Oil Dependent Producer States
Just over a year ago, Professor Thomas Heller, Director of CDDRL's Rule of Law Program, had just launched a new project on oil dependent producer states. The project has now become one of the mainstays of the CDDRL law program.
The project assesses the performance of oil dependent producer states in maximizing economic and social development through the generation and utilization of petroleum revenues. With oil prices moving from one record level to the next the question as to whether and how petro-states manage to turn their wealth in black gold into sustainable development has moved back to the center of debates in academic and policy circles. While a significant body of literature shows that oil states tend to grow slower and to suffer from weaker political institutions than non-oil states few studies have so far analyzed and explained the marked differences we can observe among oil states.

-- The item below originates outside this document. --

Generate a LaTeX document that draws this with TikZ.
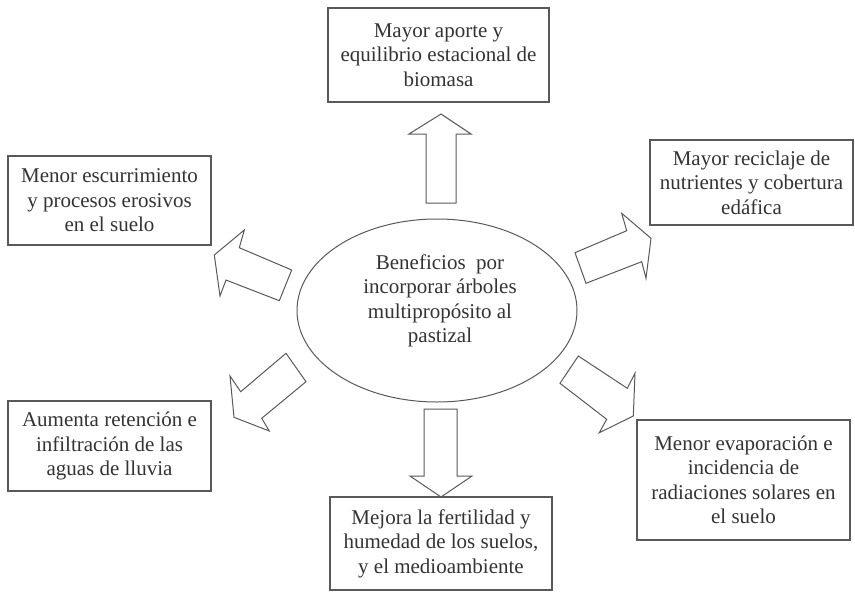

Christine Jojarth, a recent PhD from the London School of Economics came to CDDRL in October 2005 as a post doctoral fellow, but has stayed on at the Center to serve as project manager. Heller and Jojarth devoted the first quarter of the academic year to developing the research strategy and the syllabus of a new interdisciplinary research seminar taught at the Law School on oil and development. Seminar participants, including law, economics and political science graduate students, wrote initial country case studies based on the research template that they had helped to refine in the first half of the term. Encouraged by the success of this seminar Heller and Jojarth selected four of the seminar participants to assist them in the in-depth analysis of eight oil exporting states, covering the Caspian (Azerbaijan and Kazakhstan), Northern Africa (Algeria and Libya), Western Africa (Angola and Nigeria), and Latin America (Venezuela and Mexico). The research team embarked on a first round of field trips during the summer and unearthed a wealth of additional information.
In May 2007, their initial findings were presented and discussed at a two-day conference hosted by CDDRL. Participants of this conference were drawn from academia, the oil industry, NGOs, and foreign governments. The central goal of this conference was to obtain critical feedback on the country case studies conducted by the team and to advance the debate on the proper management of oil revenues. Ultimately, the findings of this research project will be presented in a book that is planned to be submitted by fall 2007.